Thursday, April 07, 2022

The Italian Girl's Secret by Natalie Meg Evans draws readers into wartime Naples

This story offers an intensely powerful view of wartime Naples and surrounding towns from an Italian woman’s perspective. By 1943, it has been four years since Carmela del Bosco returned from England, where she attended school and experienced terrible loss. She now lives in a farmhouse with her Nonna in the hills outside Naples, growing tomatoes and raising animals, while the occupying Germans roam the countryside, rooting out dissent.

When her half-brother Danielo, a resistance fighter, asks her to conceal a wounded soldier, Sebastiano, she resists bringing the stranger into her home, fearing her Fascist second cousins’ wrath. Instead, she reluctantly agrees to harbor Sebastiano nearby within an abandoned vedetta, a stone watchtower. His wits confused by morphine, the man speaks in English to Carmela and reveals his mission to find a wireless operator to communicate crucial information to the Allies. From that point on, every action Carmela takes draws her into danger.
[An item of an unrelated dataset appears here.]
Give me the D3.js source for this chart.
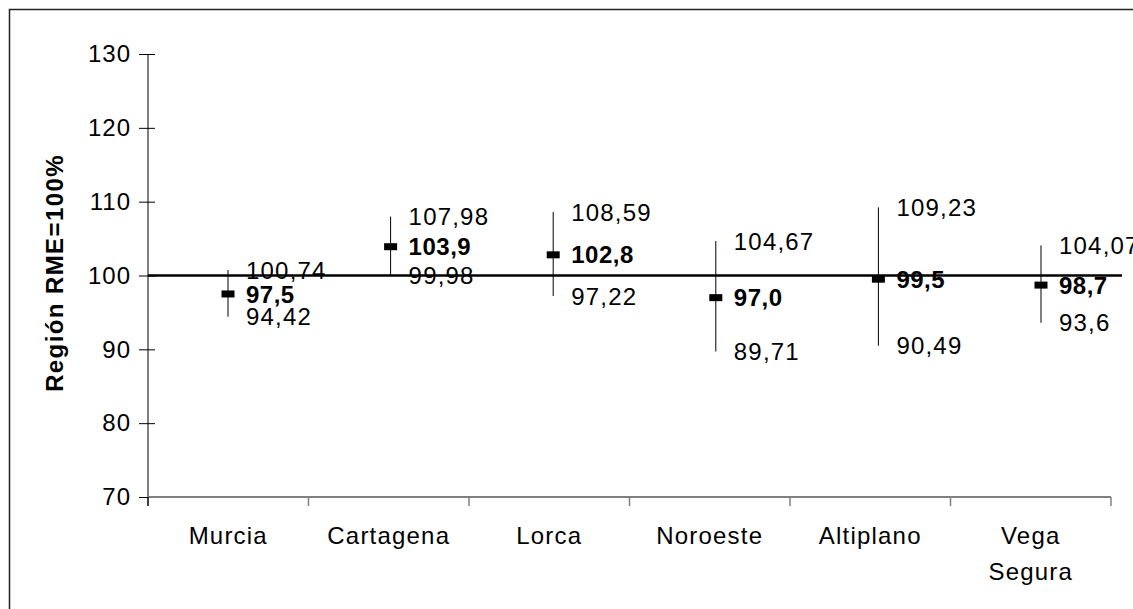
<!DOCTYPE html>
<html>
<head>
<meta charset="utf-8">
<script src="https://cdn.jsdelivr.net/npm/d3@7"></script>
<style>
  body { margin: 0; background: #fff; }
  svg { display: block; font-family: "Liberation Sans", Arial, sans-serif; }
</style>
</head>
<body>
<svg id="chart" width="1133" height="609"></svg>
<script>
// datos: índice por área de salud (Región RME = 100%)
let categories = ['Murcia', 'Cartagena', 'Lorca', 'Noroeste', 'Altiplano', 'Vega Segura'];
let means = [97.5, 103.9, 102.8, 97.0, 99.5, 98.7];
let uppers = [100.74, 107.98, 108.59, 104.67, 109.23, 104.07];
let lowers = [94.42, 99.98, 97.22, 89.71, 90.49, 93.6];
let meanLabels = ['97,5', '103,9', '102,8', '97,0', '99,5', '98,7'];
let upperLabels = ['100,74', '107,98', '108,59', '104,67', '109,23', '104,07'];
let lowerLabels = ['94,42', '99,98', '97,22', '89,71', '90,49', '93,6'];
let yTicks = [70, 80, 90, 100, 110, 120, 130];

let svg = d3.select('#chart');

// marco exterior
svg.append('rect')
    .attr('x', 9.5).attr('y', 9.5)
    .attr('width', 1140).attr('height', 620)
    .style('fill', 'none')
    .style('stroke', '#222')
    .style('stroke-width', '1.5px');

let mLeft = 148, mRight = 1111, mTop = 54, mBottom = 497;

let y = d3.scaleLinear().domain([70, 130]).range([mBottom, mTop]);
let xBand = d3.scaleBand().domain(categories).range([mLeft, mRight]);
let xPoint = d3.scalePoint().domain(categories).range([228, 1041]);

// eje Y
let yAxis = svg.append('g')
    .attr('transform', 'translate(' + mLeft + ',0)')
    .call(d3.axisLeft(y).tickValues(yTicks).tickSize(9).tickPadding(8));
yAxis.select('.domain').remove();
yAxis.append('line')
    .attr('x1', 0).attr('x2', 0)
    .attr('y1', mTop).attr('y2', mBottom)
    .style('stroke', '#000');
yAxis.selectAll('.tick line').attr('x2', -9).clone().attr('x2', 7);
yAxis.selectAll('.tick line').style('stroke', '#000');
yAxis.selectAll('.tick text')
    .style('font-size', '24px')
    .style('letter-spacing', '1px')
    .style('fill', '#000');

// eje X
let xAxis = svg.append('g')
    .attr('transform', 'translate(0,' + mBottom + ')');
xAxis.append('line')
    .attr('x1', mLeft).attr('x2', mRight)
    .style('stroke', '#808080').style('stroke-width', '2px');
let bounds = categories.map(d => xBand(d)).concat([mRight]);
xAxis.selectAll('.xtick').data(bounds).enter().append('line')
    .attr('x1', d => d).attr('x2', d => d)
    .attr('y1', 0).attr('y2', 9)
    .style('stroke', (d, i) => i === 0 ? '#000' : '#808080')
    .style('stroke-width', '1.5px');

xAxis.selectAll('.xlabel').data(categories).enter().append('text')
    .attr('x', d => xBand(d) + xBand.bandwidth() / 2)
    .attr('y', 47)
    .style('text-anchor', 'middle')
    .style('font-size', '24px')
    .style('letter-spacing', '1.2px')
    .each(function (d) {
        let words = d.split(' ');
        let t = d3.select(this);
        words.forEach((w, i) => {
            t.append('tspan')
                .attr('x', xBand(d) + xBand.bandwidth() / 2)
                .attr('dy', i === 0 ? 0 : 36)
                .text(w);
        });
    });

// título eje Y
svg.append('text')
    .attr('transform', 'translate(63,273) rotate(-90)')
    .style('text-anchor', 'middle')
    .style('font-size', '24px')
    .style('letter-spacing', '1.4px')
    .style('font-weight', 'bold')
    .text('Región RME=100%');

// línea de referencia 100
svg.append('line')
    .attr('x1', mLeft).attr('x2', 1122)
    .attr('y1', y(100)).attr('y2', y(100))
    .style('stroke', '#000')
    .style('stroke-width', '2.5px');

// intervalos
let g = svg.append('g');
g.selectAll('.ci').data(categories).enter().append('line')
    .attr('x1', d => xPoint(d)).attr('x2', d => xPoint(d))
    .attr('y1', (d, i) => y(uppers[i]))
    .attr('y2', (d, i) => y(lowers[i]))
    .style('stroke', '#000')
    .style('stroke-width', '1px');

g.selectAll('.mean').data(categories).enter().append('rect')
    .attr('x', d => xPoint(d) - 6.5)
    .attr('y', (d, i) => y(means[i]) - 3.5)
    .attr('width', 13).attr('height', 7)
    .style('fill', '#000');

function labels(arr, vals, bold) {
    g.selectAll('.lab').data(categories).enter().append('text')
        .attr('x', d => xPoint(d) + 18)
        .attr('y', (d, i) => y(vals[i]))
        .attr('dy', '0.36em')
        .style('font-size', '24px')
        .style('letter-spacing', bold ? '0.5px' : '1.2px')
        .style('font-weight', bold ? 'bold' : 'normal')
        .text((d, i) => arr[i]);
}
labels(upperLabels, uppers, false);
labels(meanLabels, means, true);
labels(lowerLabels, lowers, false);
</script>
</body>
</html>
Despite the publisher’s blurb (which is partly inaccurate), this story is not primarily a romance but a tale of a woman’s and family’s struggle for survival when there are no safe places—not even a beloved home—and split-second decisions have major repercussions. Knowing who to trust is paramount, and while Carmela may seem annoyingly naïve in letting some secrets slip, her flawed nature makes her seem more real in the end.

The family interactions are riveting. Carmela’s father, Don Gonzago, is a minor nobleman with a messy romantic history, and his palazzo, with its underground vaults, is the scene for many vivid moments. Carmela’s beloved dog, Renzo, is part of her family, too, and her concern for his welfare is heartwarming. In a taut, action-filled style, Evans exposes the unsentimental brutality of wartime and digs deep in revealing her characters’ emotions as Carmela faces her past and makes choices that affect her future.

The Italian Girl's Secret was published by Bookouture in 2021; I'd reviewed it from NetGalley for the Historical Novels Review.